Quixote, doesn't wish to go along with this. He and Ipsibidimidiata leave Rome and journey to Vandalic Carthage. It's mentioned somewhere in the book that "every flight is an origin", which led me to think this journey may be a sort of reverse recapitulation of the Aeneid. They would flee Rome, to Carthage, and then head to Troy (further cementing the Laocoön connection).
Like Dido and Aeneas, Quixote and Ipsibidimidiata go into a cave. At this point, there is a splitting of timelines or Quixote's consciousness. He is now Quixote and Hydatilla (Son of Attila). There's some interesting symbolism to go along with this. The cave's stalactites and stalactites are two conical shapes pointed toward one another, representing fields of possibilities in two opposing directions out from a single point, and yet they're both necessary for one another. Earlier in the novel it is noted that Quixote cant distinguish between "and" and "is" (In Latin,"et" and "est" are much more similar). It's a confusion that paralels Quixote and Hydatilla. Coll uses the word "hyperbolic", or some variation of it frequently throughout the text. This choice is significant since a hyperbola is the intersection of a plane across two cones pointed away from one another.

Regardless of the ultimate nature of this splitting, it is nevertheless split in two opposing directions: one direction loyal to Attila and another for Quixote's own desires. Throughout the rest of the narrative, a number of other characters, previously introduced in the play at the beginning, reenter the plot. They seem to be ghosts, angels, or specters, and maybe represent psychic drives or mythic archetypes in conflict with one another.
Absalom - the rebellious son
Antigone - the dutiful daughter
Solomon - the loyal son
Laocoon - the father
Melantho - ??
(And others)
From what I can tell, the reverse parallels with the Aeneid seem to stop at this cave. Latter parts of the narrative end up with Quixote in China. Quixote's flight from Attila's plans is still a flight to a spiritual origin. The Garden of Eden has been traditionally placed in the east. This is why old maps have East as the top, and why we say we "orient" ourselves when we get an understanding of where we are. Cementing this association, the text explicitly likens Quixote to a cherub, the type of angel assigned by God to guard the Garden of Eden after Adam and Eve were cast out.
Symbolically, there's a connection with the snakes that I can't quite make sense of. In myth, snakes were sent to destroy Laocoön and his sons. The serpent plays a crucial part in the downfall of man in the Garden. What's the connection in Attila? They're both associated with an origin, and the narrative move towards this origin, but think there's more here I need to tease out. I feel like I only grasped a fifth of what's going on in the book, but what little I have glommed onto leads me to believe that what I don't understand after one read may be clearer after subsequent ones. It was a frustrating read at times due to the cryptic nature and obscure diction. Purple prose would be an understatement; it's more like hyperporphyric prosody.
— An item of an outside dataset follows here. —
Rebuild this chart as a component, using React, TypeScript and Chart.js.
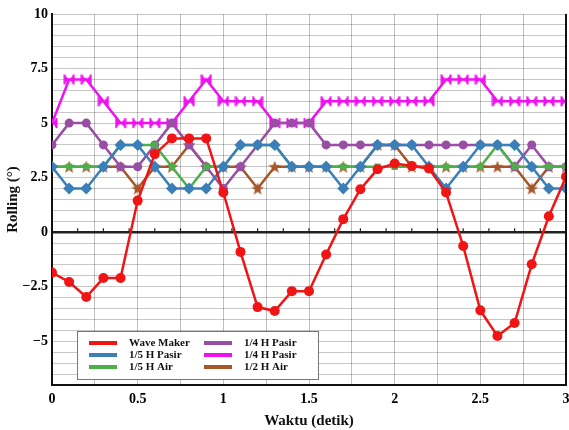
import { useEffect, useRef } from 'react';
import { Chart, registerables } from 'chart.js';

Chart.register(...registerables);

const time = [0, 0.1, 0.2, 0.3, 0.4, 0.5, 0.6, 0.7, 0.8, 0.9, 1.0, 1.1, 1.2, 1.3, 1.4, 1.5, 1.6, 1.7, 1.8, 1.9, 2.0, 2.1, 2.2, 2.3, 2.4, 2.5, 2.6, 2.7, 2.8, 2.9, 3.0];
const waveMaker = [-1.85, -2.28, -2.97, -2.1, -2.1, 1.45, 3.58, 4.3, 4.3, 4.3, 1.82, -0.9, -3.43, -3.61, -2.7, -2.7, -1.02, 0.6, 1.97, 2.89, 3.15, 3.04, 2.92, 1.82, -0.63, -3.58, -4.75, -4.16, -1.47, 0.73, 2.54];
const pasir15 = [3, 2, 2, 3, 4, 4, 3, 2, 2, 2, 3, 4, 4, 4, 3, 3, 3, 2, 3, 4, 4, 4, 3, 2, 3, 4, 4, 4, 3, 2, 2];
const air15 = [3, 3, 3, 3, 4, 4, 4, 3, 2, 3, 3, 4, 4, 4, 3, 3, 3, 3, 3, 3, 3, 3, 3, 3, 3, 3, 4, 3, 3, 3, 3];
const pasir14a = [4, 5, 5, 4, 3, 3, 4, 5, 4, 3, 2, 3, 4, 5, 5, 5, 4, 4, 4, 4, 4, 4, 4, 4, 4, 4, 4, 3, 4, 3, 3];
const pasir14b = [5, 7, 7, 6, 5, 5, 5, 5, 6, 7, 6, 6, 6, 5, 5, 5, 6, 6, 6, 6, 6, 6, 6, 7, 7, 7, 6, 6, 6, 6, 6];
const air12 = [3, 3, 3, 3, 3, 2, 3, 3, 4, 3, 3, 3, 2, 3, 3, 3, 3, 3, 3, 4, 4, 3, 3, 3, 3, 3, 3, 3, 2, 3, 3];

const seriesLabels = ['Wave Maker', '1/5 H Pasir', '1/5 H Air', '1/4 H Pasir', '1/4 H Pasir', '1/2 H Air'];
const seriesColors = ['#f01414', '#3a7fb8', '#4daf4a', '#984ea3', '#f010f0', '#a65628'];

const xTickValues = [0, 0.5, 1, 1.5, 2, 2.5, 3];
const xTickLabels = ['0', '0.5', '1', '1.5', '2', '2.5', '3'];
const yTickValues = [10, 7.5, 5, 2.5, 0, -2.5, -5];
const yTickLabels = ['10', '7.5', '5', '2.5', '0', '\u22122.5', '\u22125'];

const SERIF = "'Liberation Serif', 'Times New Roman', serif";

function labelFor(values: number[], labels: string[], v: number) {
  const i = values.findIndex((t) => Math.abs(t - v) < 1e-6);
  return i >= 0 ? labels[i] : '';
}

function makeBowtie(color: string) {
  const c = document.createElement('canvas');
  c.width = 12; c.height = 12;
  const g = c.getContext('2d')!;
  g.fillStyle = color;
  g.beginPath();
  g.moveTo(1, 1); g.lineTo(6, 6); g.lineTo(1, 11); g.closePath();
  g.moveTo(11, 1); g.lineTo(6, 6); g.lineTo(11, 11); g.closePath();
  g.fill();
  g.fillRect(0.5, 1, 2, 10);
  g.fillRect(9.5, 1, 2, 10);
  return c;
}

function makeStar(color: string) {
  const c = document.createElement('canvas');
  c.width = 14; c.height = 14;
  const g = c.getContext('2d')!;
  g.fillStyle = color;
  g.beginPath();
  for (let k = 0; k < 10; k++) {
    const r = k % 2 === 0 ? 6.8 : 2.8;
    const a = -Math.PI / 2 + (k * Math.PI) / 5;
    const px = 7 + r * Math.cos(a);
    const py = 7.5 + r * Math.sin(a);
    if (k === 0) g.moveTo(px, py); else g.lineTo(px, py);
  }
  g.closePath();
  g.fill();
  return c;
}

const zeroPad = () => ({ left: 0, top: 0, right: 0, bottom: 0 });

export default function App() {
  const ref = useRef<HTMLCanvasElement>(null);
  useEffect(() => {
    if (!ref.current) return;
    const seriesValues = [waveMaker, pasir15, air15, pasir14a, pasir14b, air12];
    const pointStyles: any[] = ['circle', 'rectRot', 'rect', 'circle', makeBowtie(seriesColors[4]), makeStar(seriesColors[5])];
    const pointRadii = [5, 6, 4.5, 4.5, 6, 7];

    const extras = {
      id: 'extras',
      afterDatasetsDraw(chart: any) {
        const { ctx, chartArea, scales } = chart;
        const y0 = scales.y.getPixelForValue(0);
        ctx.save();
        ctx.strokeStyle = '#222';
        ctx.lineWidth = 1.2;
        for (let k = 1; k < 20; k++) {
          const px = scales.x.getPixelForValue(k * 0.15);
          ctx.beginPath();
          ctx.moveTo(px, y0);
          ctx.lineTo(px, y0 - 4);
          ctx.stroke();
        }
        ctx.strokeStyle = '#111';
        ctx.lineWidth = 2;
        ctx.beginPath();
        ctx.moveTo(chartArea.right, chartArea.top);
        ctx.lineTo(chartArea.right, chartArea.bottom);
        ctx.stroke();
        const bx = chartArea.left + 25;
        const bw = 241;
        const bh = 48;
        const by = chartArea.bottom - 6 - bh;
        ctx.fillStyle = '#fff';
        ctx.fillRect(bx, by, bw, bh);
        ctx.strokeStyle = '#777';
        ctx.lineWidth = 1;
        ctx.strokeRect(bx + 0.5, by + 0.5, bw, bh);
        ctx.font = `bold 11px ${SERIF}`;
        ctx.textBaseline = 'middle';
        ctx.textAlign = 'left';
        for (let i = 0; i < seriesLabels.length; i++) {
          const col = Math.floor(i / 3);
          const row = i % 3;
          const ly = by + 12 + row * 12;
          const lx = bx + 12 + col * 115;
          ctx.strokeStyle = seriesColors[i];
          ctx.lineWidth = 4;
          ctx.beginPath();
          ctx.moveTo(lx, ly);
          ctx.lineTo(lx + 28, ly);
          ctx.stroke();
          ctx.fillStyle = '#111';
          ctx.fillText(seriesLabels[i], lx + 40, ly);
        }
        ctx.restore();
      },
    };

    const chart = new Chart(ref.current, {
      type: 'line',
      data: {
        datasets: seriesLabels.map((label, i) => ({
          label,
          data: time.map((t, j) => ({ x: t, y: seriesValues[i][j] })),
          borderColor: seriesColors[i],
          backgroundColor: seriesColors[i],
          pointBackgroundColor: seriesColors[i],
          pointBorderColor: seriesColors[i],
          borderWidth: 2.5,
          pointStyle: pointStyles[i],
          pointRadius: pointRadii[i],
          pointBorderWidth: 0,
          tension: 0,
        })),
      },
      options: {
        responsive: false,
        animation: false,
        devicePixelRatio: 1,
        layout: { autoPadding: false, padding: { top: 14, right: 3, left: 0, bottom: 0 } },
        plugins: { legend: { display: false }, tooltip: { enabled: false } },
        scales: {
          x: {
            type: 'linear',
            min: 0,
            max: 3,
            ticks: {
              stepSize: 0.25,
              autoSkip: false,
              maxRotation: 0,
              padding: 6,
              color: '#000',
              font: { family: SERIF, size: 14, weight: 'bold' },
              callback: (v: any) => labelFor(xTickValues, xTickLabels, Number(v)),
            },
            grid: { color: 'rgba(0,0,0,0.25)', drawTicks: false, lineWidth: 1 },
            border: { color: '#111', width: 2 },
            title: {
              display: true,
              text: 'Waktu (detik)',
              color: '#111',
              font: { family: SERIF, size: 15, weight: 'bold' },
              padding: { top: 3, bottom: 0 },
            },
            afterFit: (s: any) => { s.height = 45; s.paddingLeft = 0; s.paddingRight = 0; s.getPadding = zeroPad; },
          },
          y: {
            type: 'linear',
            min: -7,
            max: 10,
            ticks: {
              stepSize: 0.5,
              autoSkip: false,
              padding: 4,
              color: '#000',
              font: { family: SERIF, size: 14, weight: 'bold' },
              callback: (v: any) => labelFor(yTickValues, yTickLabels, Number(v)),
            },
            grid: {
              color: (c: any) => (c.tick && c.tick.value === 0 ? '#222' : 'rgba(0,0,0,0.22)'),
              lineWidth: (c: any) => (c.tick && c.tick.value === 0 ? 2.5 : 1),
              drawTicks: false,
            },
            border: { color: '#111', width: 2 },
            title: {
              display: true,
              text: 'Rolling (\u00B0)',
              color: '#111',
              font: { family: SERIF, size: 15, weight: 'bold' },
              padding: { top: 4, bottom: 0 },
            },
            afterFit: (s: any) => { s.width = 52; s.paddingTop = 0; s.paddingBottom = 0; s.getPadding = zeroPad; },
          },
        },
      },
      plugins: [extras],
    } as any);
    return () => chart.destroy();
  }, []);

  return (
    <div style={{ position: 'fixed', left: 0, top: 0, width: 569, height: 430, background: '#fff' }}>
      <canvas ref={ref} width={569} height={430} style={{ display: 'block', width: 569, height: 430 }} />
    </div>
  );
}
Worth it, however, for those who like to be thrown into confusion and enjoy the effort of trying to make sense of things.
5 Comments
4 months ago
Hello, did you read the companion volume released in English translation shortly after this, with the same title? In my opinion, it was the better novel.
4 months ago
No, I haven't read Serena's novel yet. I wanted to approach Coll's novel relatively blind. I thought that since Serena's novel is about Coll, it may have hindered that approach. Perhaps I should read Serena's before rereading Coll's. Do you think Serena's novel stands on it's own as a work? And to what degree does it help clarify Coll's work?
4 months ago
I took this approach as well and I'm not sure whether it was the right one. I think if I could go back I would have done it in reverse and started with Serena. Yes, it absolutely stands on its own - it captures the sort of eccentricity that inexorably leads to a work like Coll's in the real world very, very well. It's an amazing character study, and eminently believable, even though much of the details are fictionalized. As far as clarity goes, I don't really think there's any to be found by reading Serena.
5 months ago
Actually makes want to read it, although I am not convinced of the significance of the choice of "hyperbolic".
4 months ago
if hyperbolic is specifically significant, I would wager the significance isn't in the geometry as much as the original word root of something 'thrown over/overthrown/thrown above', tying both into the 'overthrow' of illusions or misapprehensions (the cave has obvious interpretations) and an overthrow of Atilla if not literally then in ideals.